#### WORK TO DO:
Repeat exactly the lines running from the first line of the data to the line containing "import numpy as np", both ends included, and nothing else; drop the pictures.
════════════════
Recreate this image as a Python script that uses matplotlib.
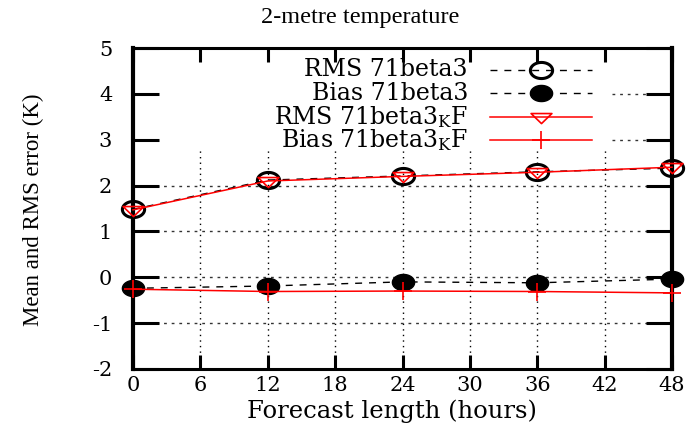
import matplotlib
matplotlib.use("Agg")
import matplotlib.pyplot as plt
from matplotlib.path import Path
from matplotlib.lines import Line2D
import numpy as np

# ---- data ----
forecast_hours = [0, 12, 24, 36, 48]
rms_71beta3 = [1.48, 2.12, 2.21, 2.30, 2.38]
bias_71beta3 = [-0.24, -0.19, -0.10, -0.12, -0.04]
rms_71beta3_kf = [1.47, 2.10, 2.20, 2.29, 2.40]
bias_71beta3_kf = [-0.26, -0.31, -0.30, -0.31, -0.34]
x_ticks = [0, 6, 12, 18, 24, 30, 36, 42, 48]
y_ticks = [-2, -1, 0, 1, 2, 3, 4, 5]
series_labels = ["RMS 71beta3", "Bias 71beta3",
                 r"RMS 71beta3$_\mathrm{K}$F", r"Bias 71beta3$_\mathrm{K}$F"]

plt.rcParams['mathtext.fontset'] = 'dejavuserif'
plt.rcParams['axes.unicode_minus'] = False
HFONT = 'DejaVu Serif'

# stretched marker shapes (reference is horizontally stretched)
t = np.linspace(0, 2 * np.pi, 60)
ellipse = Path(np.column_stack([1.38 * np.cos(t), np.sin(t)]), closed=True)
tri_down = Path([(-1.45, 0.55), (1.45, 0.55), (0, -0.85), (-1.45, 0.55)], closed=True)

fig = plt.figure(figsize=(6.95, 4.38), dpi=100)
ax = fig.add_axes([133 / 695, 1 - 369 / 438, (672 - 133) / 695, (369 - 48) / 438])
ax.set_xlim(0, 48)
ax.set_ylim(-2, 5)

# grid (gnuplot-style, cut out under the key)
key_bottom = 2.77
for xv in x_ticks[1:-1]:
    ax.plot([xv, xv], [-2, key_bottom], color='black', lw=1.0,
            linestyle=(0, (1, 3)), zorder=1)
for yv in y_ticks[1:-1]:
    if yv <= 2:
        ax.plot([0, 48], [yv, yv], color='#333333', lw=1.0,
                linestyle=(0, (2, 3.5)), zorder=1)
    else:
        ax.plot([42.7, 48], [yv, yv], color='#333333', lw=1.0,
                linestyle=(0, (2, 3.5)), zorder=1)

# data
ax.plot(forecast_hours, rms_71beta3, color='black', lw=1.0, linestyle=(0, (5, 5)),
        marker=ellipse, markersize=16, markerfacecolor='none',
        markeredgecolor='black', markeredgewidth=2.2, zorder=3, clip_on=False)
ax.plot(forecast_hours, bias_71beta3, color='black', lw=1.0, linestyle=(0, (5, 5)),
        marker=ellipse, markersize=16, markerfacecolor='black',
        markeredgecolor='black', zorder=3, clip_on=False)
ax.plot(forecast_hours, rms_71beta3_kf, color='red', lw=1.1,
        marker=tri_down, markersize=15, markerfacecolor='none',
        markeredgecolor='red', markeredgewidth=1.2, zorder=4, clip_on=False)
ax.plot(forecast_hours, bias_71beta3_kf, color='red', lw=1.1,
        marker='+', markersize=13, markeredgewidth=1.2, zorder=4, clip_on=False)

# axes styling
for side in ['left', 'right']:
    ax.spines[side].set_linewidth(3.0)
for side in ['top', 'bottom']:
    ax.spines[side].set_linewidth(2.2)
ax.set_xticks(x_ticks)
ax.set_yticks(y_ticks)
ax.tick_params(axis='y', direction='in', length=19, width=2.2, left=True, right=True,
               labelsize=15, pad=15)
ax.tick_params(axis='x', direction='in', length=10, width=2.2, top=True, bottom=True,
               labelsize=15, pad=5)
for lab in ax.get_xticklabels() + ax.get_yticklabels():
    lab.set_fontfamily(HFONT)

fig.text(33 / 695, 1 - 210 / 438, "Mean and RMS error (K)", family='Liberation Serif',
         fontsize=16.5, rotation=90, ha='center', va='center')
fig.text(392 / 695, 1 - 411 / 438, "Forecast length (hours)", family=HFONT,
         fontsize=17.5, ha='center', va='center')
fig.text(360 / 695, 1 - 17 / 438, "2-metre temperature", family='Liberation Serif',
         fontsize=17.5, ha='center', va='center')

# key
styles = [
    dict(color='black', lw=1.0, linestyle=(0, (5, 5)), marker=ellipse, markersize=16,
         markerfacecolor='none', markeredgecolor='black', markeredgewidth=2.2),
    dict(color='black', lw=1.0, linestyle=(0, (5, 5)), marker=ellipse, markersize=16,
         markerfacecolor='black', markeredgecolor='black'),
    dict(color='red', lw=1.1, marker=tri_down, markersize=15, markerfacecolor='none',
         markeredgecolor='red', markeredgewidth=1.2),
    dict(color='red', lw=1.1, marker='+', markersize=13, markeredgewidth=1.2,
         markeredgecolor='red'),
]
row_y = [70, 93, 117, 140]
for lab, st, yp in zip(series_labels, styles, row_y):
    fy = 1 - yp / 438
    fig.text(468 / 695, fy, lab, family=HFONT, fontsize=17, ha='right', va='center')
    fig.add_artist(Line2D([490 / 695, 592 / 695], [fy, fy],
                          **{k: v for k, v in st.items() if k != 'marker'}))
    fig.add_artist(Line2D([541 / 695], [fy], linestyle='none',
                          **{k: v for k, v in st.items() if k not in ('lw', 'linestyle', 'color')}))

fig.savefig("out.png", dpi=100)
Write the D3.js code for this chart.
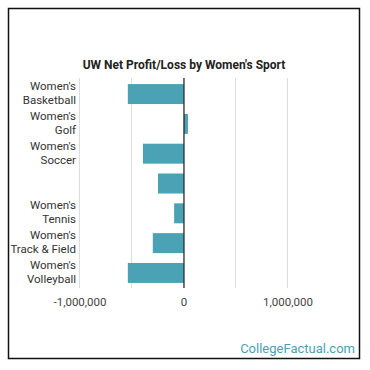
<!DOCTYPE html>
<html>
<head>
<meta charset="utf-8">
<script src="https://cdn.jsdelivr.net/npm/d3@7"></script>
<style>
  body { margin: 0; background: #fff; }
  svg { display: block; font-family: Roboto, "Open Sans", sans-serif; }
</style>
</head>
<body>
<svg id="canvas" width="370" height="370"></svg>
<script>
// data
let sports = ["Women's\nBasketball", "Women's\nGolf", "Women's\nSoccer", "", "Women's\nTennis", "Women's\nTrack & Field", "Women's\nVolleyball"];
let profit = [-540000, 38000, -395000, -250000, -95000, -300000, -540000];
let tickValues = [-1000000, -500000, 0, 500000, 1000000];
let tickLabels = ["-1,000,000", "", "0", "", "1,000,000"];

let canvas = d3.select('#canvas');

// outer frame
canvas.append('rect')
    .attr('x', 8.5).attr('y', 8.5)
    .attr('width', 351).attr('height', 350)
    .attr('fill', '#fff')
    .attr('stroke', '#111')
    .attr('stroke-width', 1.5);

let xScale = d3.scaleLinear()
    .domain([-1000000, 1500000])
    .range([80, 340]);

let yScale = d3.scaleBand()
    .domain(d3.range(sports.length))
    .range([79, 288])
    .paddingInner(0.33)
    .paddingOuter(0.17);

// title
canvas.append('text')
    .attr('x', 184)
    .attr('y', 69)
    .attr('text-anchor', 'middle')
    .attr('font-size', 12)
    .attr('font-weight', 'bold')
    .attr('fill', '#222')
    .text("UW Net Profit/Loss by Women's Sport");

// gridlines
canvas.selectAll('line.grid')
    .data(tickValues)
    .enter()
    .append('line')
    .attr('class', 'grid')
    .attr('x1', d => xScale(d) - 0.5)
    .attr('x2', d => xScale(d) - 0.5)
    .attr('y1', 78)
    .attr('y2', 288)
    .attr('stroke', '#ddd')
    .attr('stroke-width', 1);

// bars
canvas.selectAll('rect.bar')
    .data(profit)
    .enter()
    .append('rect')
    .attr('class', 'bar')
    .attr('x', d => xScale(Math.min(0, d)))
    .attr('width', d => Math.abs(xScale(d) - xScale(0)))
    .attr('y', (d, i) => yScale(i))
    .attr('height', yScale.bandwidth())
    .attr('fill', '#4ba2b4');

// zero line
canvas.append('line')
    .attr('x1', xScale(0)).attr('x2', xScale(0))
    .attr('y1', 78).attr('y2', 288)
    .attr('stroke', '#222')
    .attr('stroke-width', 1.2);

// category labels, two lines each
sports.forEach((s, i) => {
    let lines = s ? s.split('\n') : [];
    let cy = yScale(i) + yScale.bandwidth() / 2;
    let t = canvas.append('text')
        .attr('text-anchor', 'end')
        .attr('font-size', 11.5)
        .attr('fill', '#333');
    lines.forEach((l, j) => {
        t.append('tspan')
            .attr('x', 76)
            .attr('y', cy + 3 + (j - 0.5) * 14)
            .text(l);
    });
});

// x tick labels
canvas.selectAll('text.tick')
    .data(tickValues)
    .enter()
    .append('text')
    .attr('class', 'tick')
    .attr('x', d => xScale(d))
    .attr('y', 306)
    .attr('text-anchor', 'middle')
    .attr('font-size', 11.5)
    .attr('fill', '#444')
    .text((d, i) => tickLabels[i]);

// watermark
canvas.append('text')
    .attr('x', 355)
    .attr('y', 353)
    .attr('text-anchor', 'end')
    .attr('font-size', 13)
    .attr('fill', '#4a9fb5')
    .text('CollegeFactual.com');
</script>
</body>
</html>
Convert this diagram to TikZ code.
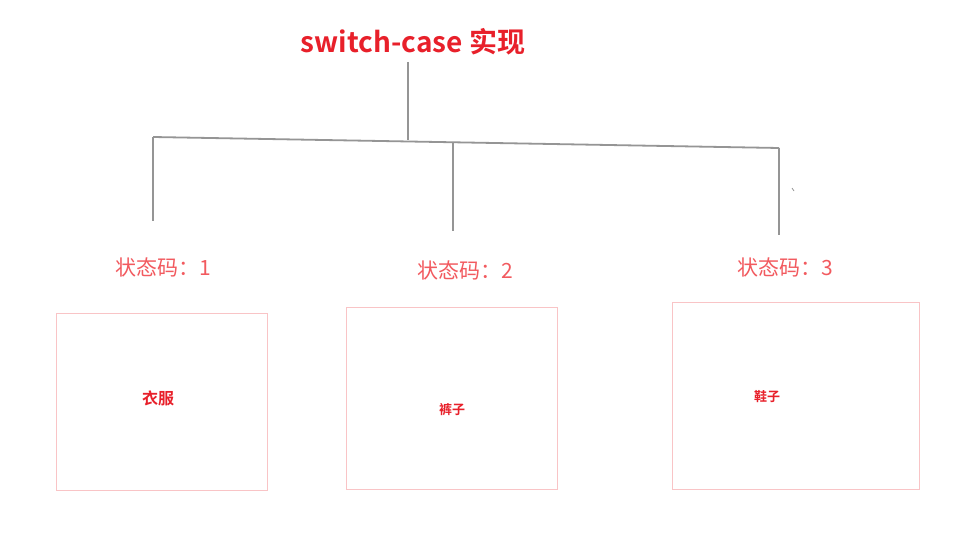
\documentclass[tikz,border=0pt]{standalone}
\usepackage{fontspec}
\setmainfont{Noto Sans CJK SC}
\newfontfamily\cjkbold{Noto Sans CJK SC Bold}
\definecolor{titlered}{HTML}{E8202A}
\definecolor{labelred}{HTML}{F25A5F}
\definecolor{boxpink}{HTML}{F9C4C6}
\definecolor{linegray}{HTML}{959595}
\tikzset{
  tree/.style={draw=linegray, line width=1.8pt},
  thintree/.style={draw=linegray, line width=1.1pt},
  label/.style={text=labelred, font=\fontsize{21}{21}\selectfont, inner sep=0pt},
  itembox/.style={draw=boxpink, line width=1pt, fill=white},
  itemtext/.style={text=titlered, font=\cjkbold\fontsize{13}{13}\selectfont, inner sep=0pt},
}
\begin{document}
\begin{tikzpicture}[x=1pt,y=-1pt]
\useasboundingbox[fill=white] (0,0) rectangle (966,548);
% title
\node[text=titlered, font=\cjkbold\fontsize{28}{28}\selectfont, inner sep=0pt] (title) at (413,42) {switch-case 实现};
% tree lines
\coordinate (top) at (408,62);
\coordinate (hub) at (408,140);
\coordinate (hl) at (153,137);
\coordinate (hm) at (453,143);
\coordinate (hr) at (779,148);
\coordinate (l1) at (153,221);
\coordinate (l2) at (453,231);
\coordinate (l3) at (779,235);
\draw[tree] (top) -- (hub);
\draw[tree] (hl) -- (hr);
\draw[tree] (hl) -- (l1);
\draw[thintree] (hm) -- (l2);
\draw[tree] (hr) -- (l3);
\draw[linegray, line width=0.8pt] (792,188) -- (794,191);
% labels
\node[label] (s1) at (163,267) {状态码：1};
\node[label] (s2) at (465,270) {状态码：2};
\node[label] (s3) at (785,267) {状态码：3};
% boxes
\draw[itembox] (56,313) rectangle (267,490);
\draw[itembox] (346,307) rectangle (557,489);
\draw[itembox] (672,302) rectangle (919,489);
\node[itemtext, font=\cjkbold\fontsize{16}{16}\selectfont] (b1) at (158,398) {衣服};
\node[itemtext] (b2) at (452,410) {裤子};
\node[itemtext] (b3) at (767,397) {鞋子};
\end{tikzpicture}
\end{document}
════════════════
#### EXERCISE SOLUTION:
Recreate this image as a Python script that uses matplotlib.
import matplotlib
matplotlib.use("Agg")
import matplotlib.pyplot as plt
from matplotlib.path import Path
from matplotlib.lines import Line2D
import numpy as np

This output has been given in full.